Jack Conger on the importance of teaching students how to practice effectively:
I have found from many years of experience, that most golfers do not know how to practice. They might go to the range often and get the biggest bucket of balls available; but the progress being made in improving their skills is often minimal at best. I see them on our range and have at other facilities for years. They don’t know what to work on to fix their slice or top or three-putt. They just hit ball after ball after ball, without really fixing anything. Unless they understand their deficiencies, and know how to rectify them, they’re just getting really good at doing it wrong. I encourage these individuals to take a lesson. My golf academy sits at The Links at Erie Village, where we have a great practice facility and indoor hitting bay with FlightScope, and putting green with Blast Golf technology.
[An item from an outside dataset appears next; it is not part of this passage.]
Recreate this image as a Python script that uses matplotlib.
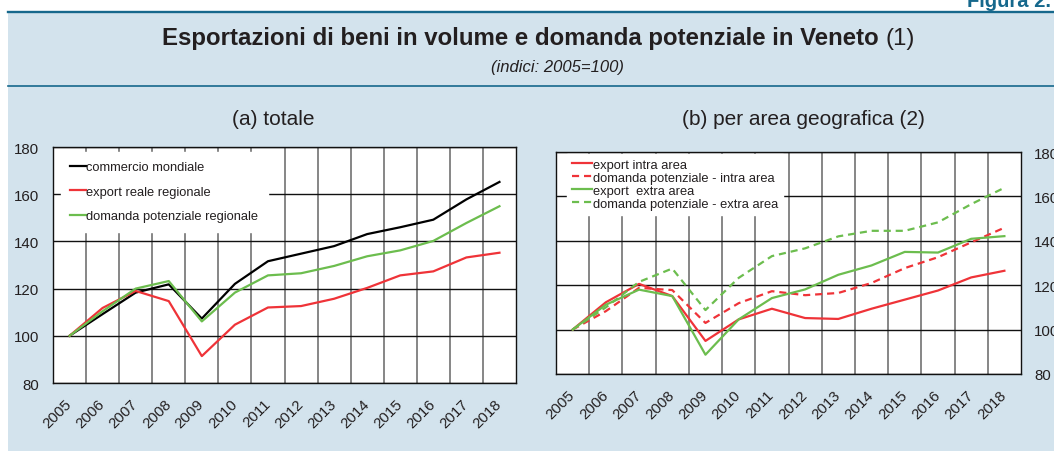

When working with students, I address issues during the lesson, and prescribe work to be done between sessions, efforts that are every bit as important as the time we spend together. I spell out what to work on and how to do it in a customized plan that addresses the faults in their setup or swing, as well as their mental or physical make up. With each problem in a golfer’s swing, there are drills that aid in fixing those issues. Going to the range with that in mind is true practice that will expedite progress and noticeable improvement. As golf professionals, we understand the importance of proper grip, alignment, posture and ball position. These four fundamentals have a direct effect on the quality of the golf shot and where the ball goes upon contact. How many times have you tweaked any one of these issues and saw instant improvement? We all have, and it’s a concept that students just don’t get. With clear, concise explanation, and the use of alignment rods as demonstration, I educate my students on how to set up to their golf ball.
Jack Conger on the business impact of teaching students how to practice effectively:
In any endeavor, those who plan usually see greater success. Students must take the information communicated during their lesson and use it to their advantage at the practice range. If they do it right, they’ll see pretty quick results and will come to their next lesson with an even greater trust in you. I teach them to accomplish something at every practice session – after all, most weekend golfers don’t have much time to practice. So, it becomes more about the quality of the practice session than the quantity of balls hit. I emphasize the importance of putting practice as well – practice by putting three balls from one fringe to the other and then back again. They’re gauging the speed of the greens, while seeing how good their distance control is that day. After all, most three-putts come from poor distance control, rather than misreading greens and alignment. Finally, one thing I learned from working with Mike Bender for years – rehearse any new moves two or three times between each ball you hit. Practice with a purpose – an invaluable lesson all golfers should learn for quicker improvement and long-lasting change in their game.